Given the growing importance of climate technology and its early stage of industrial development, the Korean government has attempted to develop the climate-technology market and industry through policy financing and continuous R&D investment. In particular, through credit guarantees, the government has made an effort to address the problems that climate-tech SMEs face in their growth stage. Nevertheless, little research has paid attention to whether government financial support and credit guarantees contribute to firm growth in the context of the climate-related industry. To fill this gap, this study explores the impact of credit guarantees and patents on firm growth and the moderating role of credit guarantees on the relationship between firms’ innovative efforts and their growth in the context of climate-tech SMEs in Korea.

This study found that credit guarantees and patent registrations increase sales volume. Additionally, the interaction effect between credit guarantees and patent registrations differed between the subgroups. While the positive effect of patent registrations on company growth was significant in the SMEs with low credit guarantees, patent registrations had no significant effect on company growth in the SMEs with high credit guarantees. Thus, the relationship between patent registrations and company growth is moderated by credit guarantees.

The findings reveal that government financial support contributes to the increase in sales volume. The significant relationship between credit guarantees and company growth is consistent with that found in previous studies e.g., [8,11,16,43]. The result indicates that government financial support in the form of credit guarantees is effective for company growth under immature market conditions. Beyond the positive effects of government financial support on new high-tech firms such as start-ups, which have been extensively examined in the extant literature [8,11,16], the present study confirms that government financial support contributes to the growth of the firms struggling to survive in the early stage of industrial development, such as those in the climate-technology market.

Additionally, consistent with previous studies e.g., [19,23,24], this study found that innovative efforts appeared to be significantly predictive of firm growth. The positive relationship reaffirms that innovative efforts are essential for climate-tech SMEs who wish to enhance their market competitiveness and pursue sustainable growth. Given the positive effects of credit guarantees and innovative efforts, facilitating innovative efforts associated with government financial support can result in potent consequences for firm growth. In particular, as technology-intensive companies have a structure that enables them to increase sales through innovation, credit guarantees based on technological potential are an appropriate policy financing tool for the growth of SMEs in the climate industry.

We also found that credit guarantees weaken the relationship between patent registration and the sales growth rate. This finding is consistent with the results of previous research on high-tech firm growth [32,44]. It demonstrates empirically that, in the context of Korean climate-tech SMEs, excessive dependence on government financial support can dampen the positive effect of innovative efforts on company growth. The buffering interactions implied that government intervention can have side effects that provoke moral hazards. Government financial support could prevent less innovative companies from being kicked out of the market [6]. Companies with high credit guarantees may feel a reduced need to innovate in the promotion of corporate growth because credit guarantees represent a reduced difficulty of financing, even if they do not increase market competitiveness through the development of new technologies or products.

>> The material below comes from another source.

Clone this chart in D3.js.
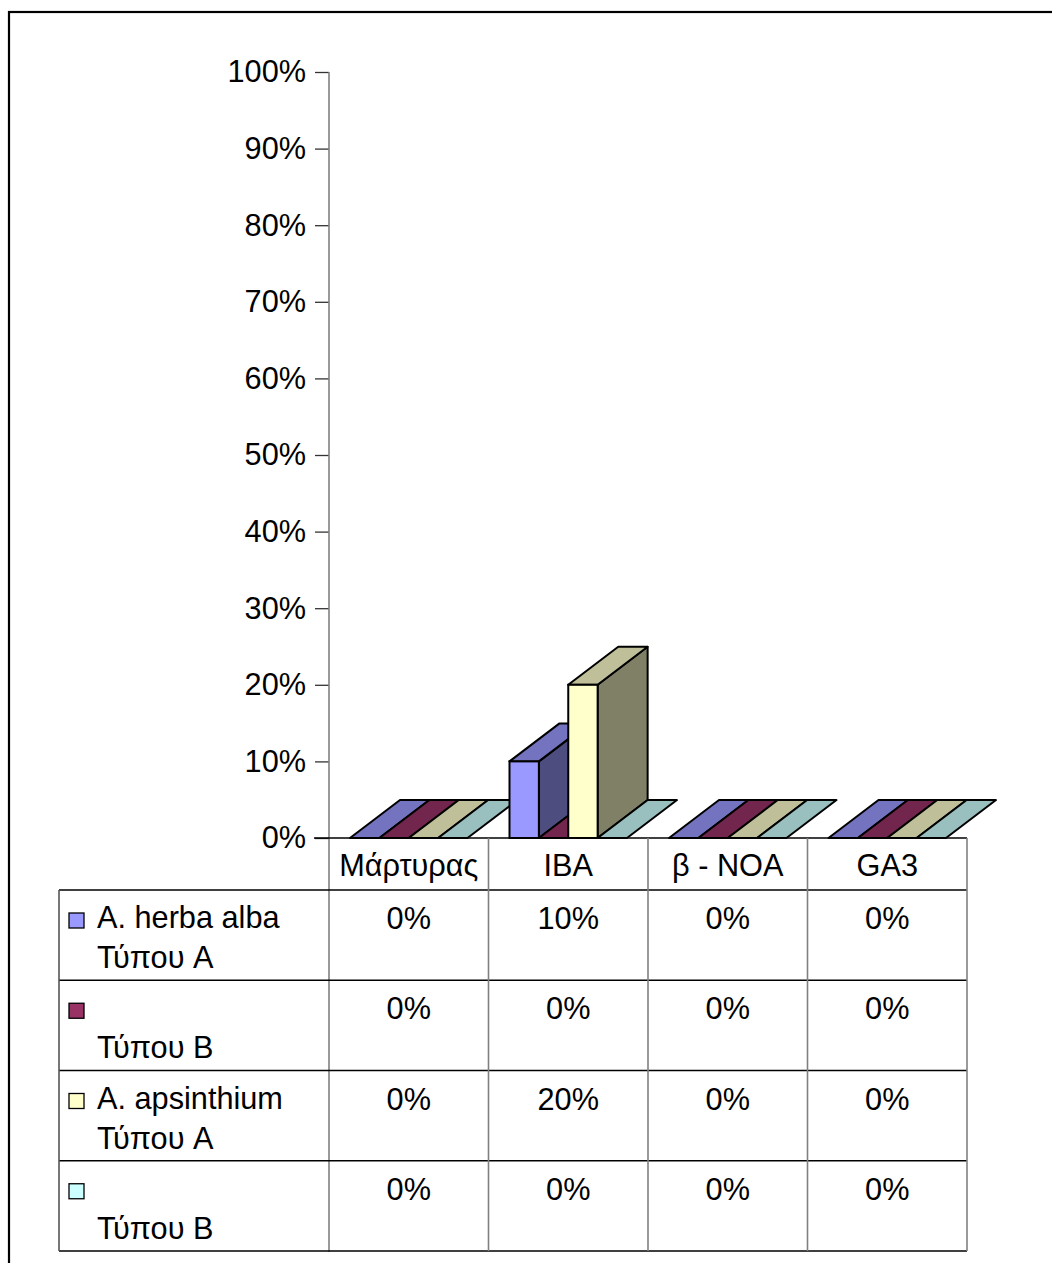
<!DOCTYPE html>
<html>
<head>
<meta charset="utf-8">
<script src="https://cdn.jsdelivr.net/npm/d3@7"></script>
<style>
html,body{margin:0;padding:0;background:#fff;}
svg{display:block;font-family:"Liberation Sans",Arial,sans-serif;}
</style>
</head>
<body>
<svg id="chart" width="1052" height="1263"></svg>
<script>
const categories = ["Μάρτυρας", "IBA", "β - NOA", "GA3"];
const seriesLine1 = ["A. herba alba", "", "A. apsinthium", ""];
const seriesLine2 = ["Τύπου A", "Τύπου B", "Τύπου A", "Τύπου B"];
const herbaAlbaA = [0, 0.10, 0, 0];
const herbaAlbaB = [0, 0, 0, 0];
const apsinthiumA = [0, 0.20, 0, 0];
const apsinthiumB = [0, 0, 0, 0];
const seriesValues = [herbaAlbaA, herbaAlbaB, apsinthiumA, apsinthiumB];
const seriesColors = ["#9999FF", "#993366", "#FFFFCC", "#CCFFFF"];
const yTicks = [0, 0.1, 0.2, 0.3, 0.4, 0.5, 0.6, 0.7, 0.8, 0.9, 1.0];

const FS = 30.7;
const svg = d3.select("#chart");
const fmt = d3.format(".0%");

// outer frame (extends beyond the visible area)
svg.append("rect").attr("x", 9).attr("y", 12).attr("width", 1200).attr("height", 1400)
  .attr("fill", "none").attr("stroke", "#000").attr("stroke-width", 2.2);

const x0 = d3.scaleBand().domain(categories).range([329, 967]);
const bw = x0.bandwidth();
const x1 = d3.scaleBand().domain(d3.range(seriesValues.length)).range([21, bw - 21]);
const y = d3.scaleLinear().domain([0, 1]).range([838, 72]);
const DX = 50, DY = -38;

// y axis
const yAxis = d3.axisLeft(y).tickValues(yTicks).tickFormat(fmt).tickSize(14).tickPadding(9);
const ga = svg.append("g").attr("transform", "translate(329,0)").call(yAxis);
ga.select(".domain").remove();
ga.attr("font-family", null).attr("font-size", null);
ga.selectAll(".tick line").attr("stroke", "#333").attr("stroke-width", 1.3);
ga.selectAll(".tick text").attr("font-size", FS).attr("fill", "#000");

// axis vertical line (continues as table column line)
svg.append("line").attr("x1", 329).attr("x2", 329).attr("y1", 72).attr("y2", 1252)
  .attr("stroke", "#808080").attr("stroke-width", 1.6);

function shade(c, k) {
  const r = d3.rgb(c);
  return d3.rgb(r.r * k, r.g * k, r.b * k).formatHex();
}

// bars
const bars = svg.append("g");
categories.forEach((cat, ci) => {
  seriesValues.forEach((vals, si) => {
    const v = vals[ci];
    const xl = x0(cat) + x1(si);
    const xr = xl + x1.bandwidth();
    const yb = y(0), yt = y(v);
    const col = seriesColors[si];
    const g = bars.append("g");
    if (v > 0) {
      g.append("path")
        .attr("d", d3.line()([[xr, yt], [xr + DX, yt + DY], [xr + DX, yb + DY], [xr, yb]]) + "Z")
        .attr("fill", shade(col, 0.5)).attr("stroke", "#000").attr("stroke-width", 2).attr("stroke-linejoin", "round");
    }
    g.append("path")
      .attr("d", d3.line()([[xl, yt], [xr, yt], [xr + DX, yt + DY], [xl + DX, yt + DY]]) + "Z")
      .attr("fill", shade(col, 0.75)).attr("stroke", "#000").attr("stroke-width", 2).attr("stroke-linejoin", "round");
    if (v > 0) {
      g.append("rect").attr("x", xl).attr("y", yt).attr("width", xr - xl).attr("height", yb - yt)
        .attr("fill", col).attr("stroke", "#000").attr("stroke-width", 2);
    }
  });
});

// data table
const rows = d3.scaleBand().domain(d3.range(seriesValues.length)).range([890, 1251]);
const tbl = svg.append("g");
tbl.append("line").attr("x1", 314).attr("x2", 967).attr("y1", 838).attr("y2", 838)
  .attr("stroke", "#000").attr("stroke-width", 1.6);
seriesValues.forEach((vals, si) => {
  tbl.append("line").attr("x1", 59).attr("x2", 967).attr("y1", rows(si)).attr("y2", rows(si))
    .attr("stroke", "#000").attr("stroke-width", 1.6);
});
tbl.append("line").attr("x1", 59).attr("x2", 967).attr("y1", 1251).attr("y2", 1251)
  .attr("stroke", "#000").attr("stroke-width", 1.6);
tbl.append("line").attr("x1", 59).attr("x2", 59).attr("y1", 890).attr("y2", 1251)
  .attr("stroke", "#555").attr("stroke-width", 1.6);
categories.forEach(cat => {
  const xr = x0(cat) + bw;
  tbl.append("line").attr("x1", xr).attr("x2", xr).attr("y1", 838).attr("y2", 1251)
    .attr("stroke", "#808080").attr("stroke-width", 1.6);
});
categories.forEach(cat => {
  tbl.append("text").attr("x", x0(cat) + bw / 2).attr("y", 876).attr("text-anchor", "middle")
    .attr("font-size", FS).text(cat);
});
seriesValues.forEach((vals, si) => {
  const top = rows(si);
  tbl.append("rect").attr("x", 69).attr("y", top + 23).attr("width", 15).attr("height", 15)
    .attr("fill", seriesColors[si]).attr("stroke", "#000").attr("stroke-width", 1.3);
  if (seriesLine1[si]) {
    tbl.append("text").attr("x", 97).attr("y", top + 38).attr("font-size", FS).text(seriesLine1[si]);
  }
  tbl.append("text").attr("x", 97).attr("y", top + 78).attr("font-size", FS).text(seriesLine2[si]);
  categories.forEach((cat, ci) => {
    tbl.append("text").attr("x", x0(cat) + bw / 2).attr("y", top + 39).attr("text-anchor", "middle")
      .attr("font-size", FS).text(fmt(vals[ci]));
  });
});
</script>
</body>
</html>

The present study extends our understanding of the outcomes of government financial support. The extant literature suggests that public financial support for SMEs is an effective policy instrument to address the market failure caused by information asymmetry; however, government intervention can also generate negative consequences by hindering the restructuring of weak SMEs [6,45,46]. In terms of the effects of credit guarantees, we found evidence of both positive and negative consequences for company growth. Thus, despite the positive effects of credit guarantees on firm growth in the climate-tech industry, such policies indirectly have negative side effects. Future research should investigate the intervening processes that transform public financial support into firm growth.

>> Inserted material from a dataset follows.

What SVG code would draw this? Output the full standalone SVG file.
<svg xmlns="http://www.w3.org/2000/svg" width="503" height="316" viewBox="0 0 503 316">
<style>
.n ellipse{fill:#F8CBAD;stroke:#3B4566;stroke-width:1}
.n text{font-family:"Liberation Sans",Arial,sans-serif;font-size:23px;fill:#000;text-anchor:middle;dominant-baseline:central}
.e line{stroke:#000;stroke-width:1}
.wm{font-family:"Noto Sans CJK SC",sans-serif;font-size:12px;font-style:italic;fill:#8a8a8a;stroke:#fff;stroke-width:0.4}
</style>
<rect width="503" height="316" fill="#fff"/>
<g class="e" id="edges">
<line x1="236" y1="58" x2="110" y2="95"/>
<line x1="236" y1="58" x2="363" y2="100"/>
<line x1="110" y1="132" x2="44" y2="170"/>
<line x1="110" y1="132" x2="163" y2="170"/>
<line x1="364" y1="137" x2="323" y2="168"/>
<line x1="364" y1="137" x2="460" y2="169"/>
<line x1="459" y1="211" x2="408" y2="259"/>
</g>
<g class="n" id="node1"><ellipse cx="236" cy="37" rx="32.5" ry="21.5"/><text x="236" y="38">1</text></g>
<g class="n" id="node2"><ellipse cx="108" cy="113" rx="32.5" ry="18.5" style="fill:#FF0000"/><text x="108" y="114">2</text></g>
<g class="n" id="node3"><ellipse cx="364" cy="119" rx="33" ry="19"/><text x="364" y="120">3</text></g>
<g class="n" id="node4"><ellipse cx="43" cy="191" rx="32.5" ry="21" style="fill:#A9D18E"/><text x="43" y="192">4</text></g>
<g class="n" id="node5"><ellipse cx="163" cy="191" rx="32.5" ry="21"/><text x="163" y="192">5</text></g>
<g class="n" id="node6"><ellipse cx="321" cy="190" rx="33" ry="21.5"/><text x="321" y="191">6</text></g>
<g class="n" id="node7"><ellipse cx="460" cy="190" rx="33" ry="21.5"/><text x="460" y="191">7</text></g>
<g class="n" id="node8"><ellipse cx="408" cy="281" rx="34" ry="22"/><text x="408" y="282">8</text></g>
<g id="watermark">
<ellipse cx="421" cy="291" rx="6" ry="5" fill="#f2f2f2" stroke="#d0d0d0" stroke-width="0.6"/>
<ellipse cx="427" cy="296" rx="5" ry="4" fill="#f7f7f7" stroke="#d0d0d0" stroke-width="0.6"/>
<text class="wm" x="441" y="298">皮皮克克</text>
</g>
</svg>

The findings clearly indicate that, for the development of the climate-technology industry, the voluntary innovation efforts of enterprises should be encouraged while credit guarantees for SMEs should be provided. For global carbon reduction efforts to succeed, the current technological level of the climate industry requires further development, which should be linked to financial statements and thereby to the issuance of credit guarantees. In particular, in the early stages of market growth, the government’s institutional support for GHG reduction gives climate-technology companies strong opportunities to grow. If a company relies solely on government support, the size of the industry can grow in the early developmental stage, but its technological competitiveness will inevitably fall behind its potential, in contrast to its expected growth and performance. Therefore, in terms of managerial interventions, the government should especially avoid providing excessive benefits, such as long-term and large credit guarantees. To prevent the reduction in the positive effects of credit guarantees, it is important to help prospective enterprises sustain a willingness to innovate. Monitoring the beneficiaries of financial support aligned with a credit guarantee limit would decrease the waste of public resources and the risk of moral hazard.

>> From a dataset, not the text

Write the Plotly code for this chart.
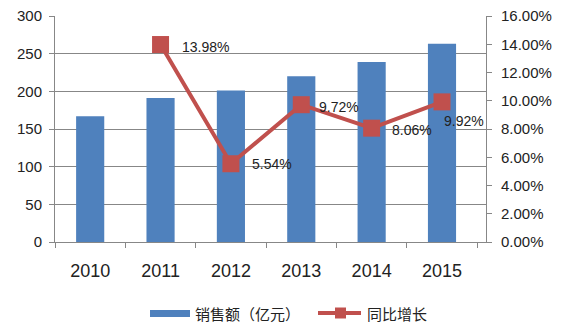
import plotly.graph_objects as go

# Annual sales (100M CNY) and year-on-year growth (%)
years = ["2010", "2011", "2012", "2013", "2014", "2015"]
sales = [167, 191, 201, 220, 239, 263]
growth_years = ["2011", "2012", "2013", "2014", "2015"]
growth = [13.98, 5.54, 9.72, 8.06, 9.92]
growth_labels = ["13.98%", "5.54%", "9.72%", "8.06%", "9.92%"]

left_ticks = [0, 50, 100, 150, 200, 250, 300]
right_ticks = [0, 2, 4, 6, 8, 10, 12, 14, 16]
right_tick_text = [f"{v:.2f}%" for v in right_ticks]

FONT = "Liberation Sans, Noto Sans CJK SC, sans-serif"
CJK = "Noto Sans CJK SC, sans-serif"
GRID = "#878787"
BLUE = "#4F81BD"
RED = "#C0504D"

W, H = 565, 327
ML, MR, MT, MB = 55, 79, 16, 85
PW, PH = W - ML - MR, H - MT - MB

# label offsets (pixels) relative to each growth marker
label_dx = [19, 19, 16, 18, 0]
label_dy = [-2, 0, -2, -2, -19]

fig = go.Figure()
fig.add_trace(go.Bar(
    x=years, y=sales, name="销售额（亿元）",
    marker=dict(color=BLUE, line=dict(width=0)),
    width=0.4,
))
fig.add_trace(go.Scatter(
    x=growth_years, y=growth, name="同比增长", yaxis="y2",
    mode="lines+markers",
    line=dict(color=RED, width=4),
    marker=dict(symbol="square", size=17, color=RED),
    cliponaxis=False,
))

# value labels; category axes take the category index for annotations
for yr, val, txt, dx, dy in zip(growth_years, growth, growth_labels, label_dx, label_dy):
    fig.add_annotation(
        x=years.index(yr), y=val, xref="x", yref="y2", text=txt, showarrow=False,
        xanchor="left", yanchor="middle", xshift=dx, yshift=dy,
        font=dict(size=14, color="#222222", family=FONT),
    )


def px_x(px):
    return (px - ML) / PW


def px_y(py):
    return (H - MB - py) / PH


# legend drawn below the plot
fig.add_shape(type="rect", xref="paper", yref="paper",
              x0=px_x(150), x1=px_x(190), y0=px_y(317), y1=px_y(310),
              fillcolor=BLUE, line=dict(width=0))
fig.add_annotation(x=px_x(193), y=px_y(313), xref="paper", yref="paper",
                   text="销售额（亿元）", showarrow=False, xanchor="left",
                   yanchor="middle", font=dict(size=15, family=CJK, color="#222222"))
fig.add_shape(type="line", xref="paper", yref="paper",
              x0=px_x(318), x1=px_x(361), y0=px_y(313), y1=px_y(313),
              line=dict(color=RED, width=4))
fig.add_shape(type="rect", xref="paper", yref="paper",
              x0=px_x(335), x1=px_x(346), y0=px_y(318.5), y1=px_y(307.5),
              fillcolor=RED, line=dict(width=0))
fig.add_annotation(x=px_x(365), y=px_y(313), xref="paper", yref="paper",
                   text="同比增长", showarrow=False, xanchor="left",
                   yanchor="middle", font=dict(size=15, family=CJK, color="#222222"))

fig.update_layout(
    width=W, height=H,
    margin=dict(l=ML, r=MR, t=MT, b=MB, autoexpand=False),
    paper_bgcolor="white", plot_bgcolor="white",
    font=dict(family=FONT, color="#222222"),
    showlegend=False,
    xaxis=dict(
        type="category", categoryorder="array", categoryarray=years,
        showline=True, linecolor=GRID, linewidth=1,
        ticks="outside", tickson="boundaries", ticklen=5, tickcolor=GRID,
        tickfont=dict(size=18), showgrid=False, ticklabelstandoff=12,
        automargin=False,
    ),
    yaxis=dict(
        range=[0, 300], tickvals=left_ticks,
        showline=True, linecolor=GRID, linewidth=1,
        ticks="outside", ticklen=5, tickcolor=GRID,
        showgrid=True, gridcolor=GRID, gridwidth=1,
        tickfont=dict(size=15), zeroline=False, ticklabelstandoff=4,
        automargin=False,
    ),
    yaxis2=dict(
        range=[0, 16], overlaying="y", side="right",
        tickvals=right_ticks, ticktext=right_tick_text,
        showline=True, linecolor=GRID, linewidth=1,
        ticks="outside", ticklen=5, tickcolor=GRID,
        showgrid=False, zeroline=False,
        tickfont=dict(size=15), ticklabelstandoff=6,
        automargin=False,
    ),
)

fig.write_html("out.html")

Despite these theoretical and practical implications, this study has limitations while it offers suggestions for further research on climate-tech companies and industry. First, the availability of data is highly limited. We have 582 samples, but the data used were from corporations’ databases. Therefore, we could not test a time-series panel model, which would have strengthened our research analysis. Second, further investigation on the peculiarities of the climate-tech industry is needed to determine detailed policy implications. Our data do not allow us to compare the climate-tech industry with other industries.

Although the findings of this study require empirical confirmation from future studies, this study broadens our understanding of the effects of credit guarantees on the growth of climate-tech SMEs. The present research points to the significance of credit guarantees because they generate direct positive outcomes and indirect negative outcomes for company growth. This study aims to inspire future research to explore in greater depth how government financial support can promote the growth of climate-tech firms.